Die Assistenz wird mehr und mehr zur rechten Hand der Führungskraft, weil die Prozesse immer komplexer werden. Durch die Komplexität kann die Führungskraft nicht mehr alles selber erledigen. Deshalb muss die Führungskraft bei der Wahl der Assistenz darauf achten, dass es matcht. Auch vice versa muss die Assistenz sich im Bewerbungsprozess klar werden, welches die Eigenschaften der Führungskraft sind. Ein chaotischer Chef braucht eine durchstrukturierte Assistenz, was durchaus zu einem intellektuellen und intensiven Austausch führen kann. Das erfordert Führungsintelligenz, denn die Führung sollte die Meinung der Assistenz wahrnehmen, prüfen und gegebenenfalls auch umzusetzen. Die Assistenz geht weg von der rein unterstützenden Funktion hin zu einer kreativen Mitarbeit. Wir sind uns schon länger einig, dass die Routineaufgaben künftig von Siri und Co. übernommen werden.
Kann sich die Assistenz unabhängig von der Führung verändern?
Ja, sie kann. Aber das erfordert, dass sie über die Ziele des Wandels informiert ist und dahintersteht.
Im besten Fall bilden Assistenz und Führung eine Symbiose …

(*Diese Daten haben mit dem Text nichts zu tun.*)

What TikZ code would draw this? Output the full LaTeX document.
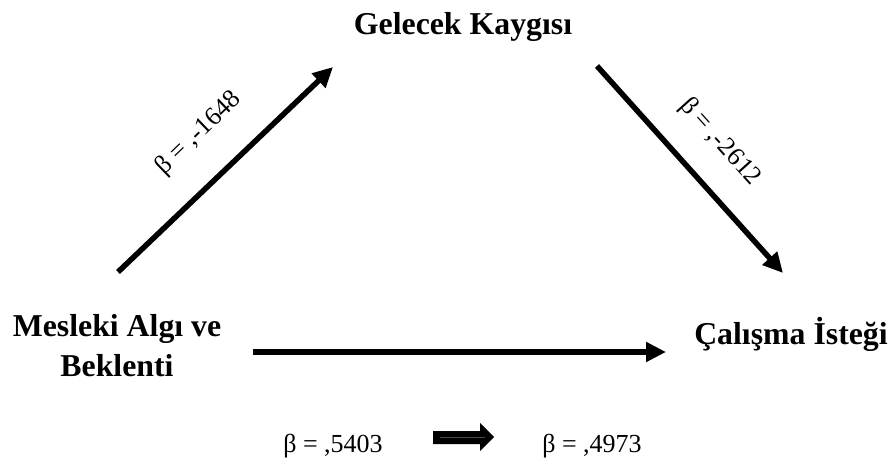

Absolut. Je stärker, vertrauensvoller und loyaler das Gespann ist, desto erfolgreicher wird es den Wandel bestreiten können.
Wie gelingt die Symbiose?
Da sind wir wieder bei den weichen Faktoren angelangt. Es muss ein absolut offenes Verhältnis von beiden Seiten vorhanden sein. Jeder muss den anderen in seiner Funktion akzeptieren und respektieren. Dann hat man eine grosse Chance, den Wandel zu bewältigen.
Was ist für den Erfolg ausschlaggebend?
Zuerst einmal muss der Wandel erreicht werden. Dafür braucht es auch ein klar definiertes Ziel. Egal ob Grosskonzern oder KMU – es braucht eine Unternehmensvision. Das treibt schliesslich den Wandel voran. Die Vision muss für alle klar und verständlich kommuniziert sein. Nur wenn ich das Ziel sehe, erkenne und dahinterstehe, kann jede Aktivität darauf ausgerichtet werden. Wenn das alles nicht gegeben ist, dann ist es vergeudete Zeit.
Sie schreiben, dass Anziehungs- und Ausstrahlungskraft wie ein Magnet wirken. Im Idealfall bildet sich die «Wir-Marke» zwischen Chef und Assistenz. Wie wird man zur «Wir-Marke»?
Es kommt heute nicht mehr drauf an, was ich gelernt habe, sondern darauf, was ich kann. Denn lernen kann ich alles. Das heisst aber noch lange nicht, dass ich es wirklich gut kann. Nehmen wir das Beispiel Autofahren: Das lerne ich ja auch erst nach der Fahrprüfung über die Jahre hinweg. Die Führungskraft muss in ihrer Präsenz und Wirkung stark sein. Die Assistenz muss ebenfalls in ihrer Präsenz und Wirkung stark sein. Meine Formel dazu: 1 + 1 =3. Wenn die Assis-tenz und Führungskraft drei ergeben, dann hat das eine grosse Strahlkraft nach aussen und es ist ein entscheidender Marktvorteil. Im Rahmen der Digitalisierung werden wir von Informationen überschwemmt. Jeder kann alles, jeder sieht alles und jeder weiss alles. Es werden sich künftig nur Strukturen durchsetzen, die über diese Punkte hinausstrahlen.
Mit Ihrem Online-Auftritt, der Chefsache-Buchreihe beim Springer-Verlag, Ihrem Coaching und Ihrem Comedy-Kabarett «Männerschnupfen» haben Sie eine starke Marke kreiert. Ihr Erfolgsrezept, um sich auf dem Markt zu halten?
Präsenz und Sichtbarkeit. Gerade in der Chefsache-Reihe wird im Herbst das 34. Buch veröffentlicht und mit «Männerschnupfen» stehe ich über 100 Mal pro Jahr auf der Bühne – das ist Sichtbarkeit.
Zur Person
Peter Buchenau war einst Manager und ist heute Autor und Kabarettist. Für Miss Moneypenny hat er das Dossier Nr. 23 «Führung im Wandel – Assistenz im Wandel» geschrieben.